These Are My Final Words On Autoethnography

Welcome to this final autoethnographic post which is about what I have achieved and the epiphanies that I have had throughout my journey during the execution of my digital artefact. When I look back on what I have created I feel that sense of not quite having got it right. However when I listen to the soundtracks in their finished state I feel pleased. Yes! There is my voice and it is a genuine mix of fact and nostalgia as I remember it. There are parts that are not very professional and some parts that I probably could go over and “gloss” up and if I had more time I probably would do so, but perhaps its current state is truer to the spirit of what I understand autoethnography to be.

In my last blog post I spent some time agonising over whether I was successfully delivering my personal narrative however, having now completed my task I feel as though I have been efficacious in conveying my epiphanies and that I have interwoven these with further research to deliver a complete  autoethnographic experience.  I have endeavored to connect my personal experiences and memories which I relived and recorded with a broader cultural historical perspective. Originally the scope for the project was on a much grander scale but I decided to only investigate Astro boy and Cowboy Bebop and hopefully make a connection with the music and try to delve deeper into each piece. Validity was important and I wanted to connect to the listeners so that as Plummer, 2001 states, ‘the story enables the [listener] to enter the subjective world of the teller’ (cited by Ellis, Adams & Bochner 2011). I also aspired, as Ellis 2004 remarks,  to create a ‘personal narrative’ in order to ‘understand a self or some aspect of a life as it intersects with a cultural context’ (cited by Ellis, Adams & Bochner 2011).

Epiphanies, those significant moments that autoethnographers often use as their fuel for content, were an important aspect of my narrative and were a result of, as Zaner 2004 points out ‘attend[ing] to and analys[ing] lived experience  (cited by Ellis, Adams & Bochner 2011). I had two significant ephiphanies as a result of working through my digital artefact.  Firstly, was that of my experience of remembering the Astro Boy theme song when I was six.
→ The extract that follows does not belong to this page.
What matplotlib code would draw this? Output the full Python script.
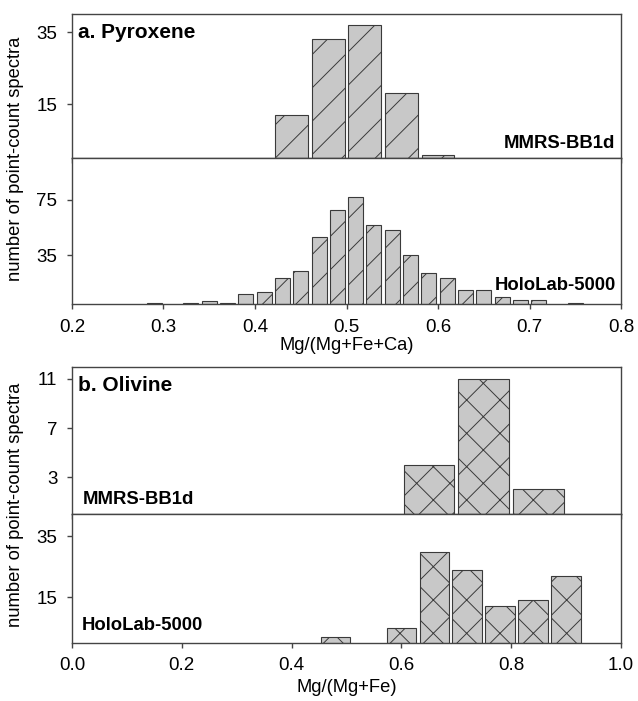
import numpy as np
import matplotlib
matplotlib.use("Agg")
import matplotlib.pyplot as plt

plt.rcParams['font.family'] = ['Liberation Sans', 'DejaVu Sans']
plt.rcParams['hatch.linewidth'] = 0.7

# pyroxene, MMRS-BB1d (bins of 0.04)
pyx_mmrs_x = [0.44, 0.48, 0.52, 0.56, 0.60]
pyx_mmrs_n = [12, 33, 37, 18, 1]

# pyroxene, HoloLab-5000 (bins of 0.02)
pyx_holo_x = [0.29, 0.33, 0.35, 0.37, 0.39, 0.41, 0.43, 0.45, 0.47, 0.49,
              0.51, 0.53, 0.55, 0.57, 0.59, 0.61, 0.63, 0.65, 0.67, 0.69,
              0.71, 0.75]
pyx_holo_n = [1, 1, 2, 1, 7, 9, 19, 24, 48, 68,
              77, 57, 53, 35, 22, 19, 10, 10, 5, 3,
              3, 1]

# olivine, MMRS-BB1d (bins of 0.1)
ol_mmrs_x = [0.65, 0.75, 0.85]
ol_mmrs_n = [4, 11, 2]

# olivine, HoloLab-5000 (bins of 0.06)
ol_holo_x = [0.48, 0.60, 0.66, 0.72, 0.78, 0.84, 0.90]
ol_holo_n = [2, 5, 30, 24, 12, 14, 22]

face = '#c8c8c8'
edge = '#3a3a3a'
spine_c = '#444444'
W, H = 638, 701
L, R = 72, 621


def px_axes(fig, x0, y0, x1, y1):
    return fig.add_axes([x0 / W, 1 - y1 / H, (x1 - x0) / W, (y1 - y0) / H])


def style(ax):
    for s in ax.spines.values():
        s.set_color(spine_c)
        s.set_linewidth(1.0)
    ax.tick_params(direction='out', length=3.6, width=1, color=spine_c,
                   labelsize=13.5, pad=7, right=False, top=False)


fig = plt.figure(figsize=(W / 100, H / 100), dpi=100)

# ---- panel a
a1 = px_axes(fig, L, 14, R, 158.3)
a2 = px_axes(fig, L, 158.3, R, 304)
a1.bar(pyx_mmrs_x, pyx_mmrs_n, width=0.036, color=face, edgecolor=edge,
       linewidth=0.8, hatch='/')
a2.bar(pyx_holo_x, pyx_holo_n, width=0.0165, color=face, edgecolor=edge,
       linewidth=0.8, hatch='/')
for ax in (a1, a2):
    ax.set_xlim(0.2, 0.8)
    ax.set_xticks(np.arange(0.2, 0.81, 0.1))
    style(ax)
a1.set_ylim(0, 40)
a1.set_yticks([15, 35])
a1.tick_params(labelbottom=False)
a2.set_ylim(0, 105)
a2.set_yticks([35, 75])
a2.set_xticklabels(['0.2', '0.3', '0.4', '0.5', '0.6', '0.7', '0.8'])
a2.set_xlabel('Mg/(Mg+Fe+Ca)', fontsize=13.2, labelpad=1)
a1.text(0.011, 0.935, 'a. Pyroxene', transform=a1.transAxes, fontsize=15,
        fontweight='bold', va='top', ha='left')
a1.text(0.99, 0.071, 'MMRS-BB1d', transform=a1.transAxes, fontsize=13.3,
        fontweight='bold', va='baseline', ha='right')
a2.text(0.99, 0.096, 'HoloLab-5000', transform=a2.transAxes, fontsize=13.3,
        fontweight='bold', va='baseline', ha='right')
fig.text(16 / W, 1 - 159 / H, 'number of point-count spectra', rotation=90,
         fontsize=13.2, va='center', ha='center')

# ---- panel b
b1 = px_axes(fig, L, 366.7, R, 514)
b2 = px_axes(fig, L, 514, R, 642.7)
b1.bar(ol_mmrs_x, ol_mmrs_n, width=0.092, color=face, edgecolor=edge,
       linewidth=0.8, hatch='x')
b2.bar(ol_holo_x, ol_holo_n, width=0.054, color=face, edgecolor=edge,
       linewidth=0.8, hatch='x')
for ax in (b1, b2):
    ax.set_xlim(0.0, 1.0)
    ax.set_xticks(np.arange(0.0, 1.01, 0.2))
    style(ax)
b1.set_ylim(0, 12)
b1.set_yticks([3, 7, 11])
b1.tick_params(labelbottom=False)
b2.set_ylim(0, 42.4)
b2.set_yticks([15, 35])
b2.set_xticklabels(['0.0', '0.2', '0.4', '0.6', '0.8', '1.0'])
b2.set_xlabel('Mg/(Mg+Fe)', fontsize=13.2, labelpad=3)
b1.text(0.011, 0.935, 'b. Olivine', transform=b1.transAxes, fontsize=15,
        fontweight='bold', va='top', ha='left')
b1.text(0.02, 0.068, 'MMRS-BB1d', transform=b1.transAxes, fontsize=13.3,
        fontweight='bold', va='baseline', ha='left')
b2.text(0.018, 0.099, 'HoloLab-5000', transform=b2.transAxes, fontsize=13.3,
        fontweight='bold', va='baseline', ha='left')
fig.text(16 / W, 1 - 505 / H, 'number of point-count spectra', rotation=90,
         fontsize=13.2, va='center', ha='center')

fig.savefig('out.png', dpi=100)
Astro Boy was a symbol of anti war anti discrimination and hope for a war free future. However the meaning for me was as much about where I was watching Astro Boy, as I was surrounded by the security and privacy of our old study as the episodes themselves. Because what I do remember about Astro Boy is the theme music and the armchair and the safety and in a sense this equates to the feeling of security and hope that Tezuka conveyed through his anime.

Secondly, was that of  recognising that Cowboy Bebop directly related to Don Siegel’s Dirty Harry and after further research discovered that Dirty Harry had been a considerable influence on Cowboy Bebop’s director Shinichiro Wantanabe. In Rose Bridges review of the soundtrack for Cowboy Bebop, she points to the ‘heavy reliance on the aesthetics of film noir, the popular genre of urban pulp and crime films from the 1940’s (the same decade when bebop emerged)’. She goes on to draw the connection between the similarities of musical genres i.e. that of jazz. She also comments on the way in which the music ‘travels across genre boundaries over the course of the track’ (Bridges, 2017 p. 10). It was exciting for me to validate my ‘gut feeling’ that Cowboy Bebop was linked to Dirty Harry and how the jazz styled music conveyed the characters of both Inspector Harry Callaghan and Spike Speigel.

What I found throughout this project was that the simplicity of the delivery of the content belied the underlying complexity of the product. For me autoethnography required changing my perceptions of how to carry out a research project but I am reasonably satisfied with the results even if I am left with the nagging question, as Ellis 2004 asks, did my personal narrative ‘invite [listeners] to enter into [my] world and use what they learn[t] there to reflect on, understand, and cope with their own lives?’ (cited by Ellis, Adams & Bochner 2011).

References:

Bridges, R 2017, Yoko Kanno’s Cowboy Bebop Soundtrack: 33 1/3 Japan, Bloomsbury Academic, New York.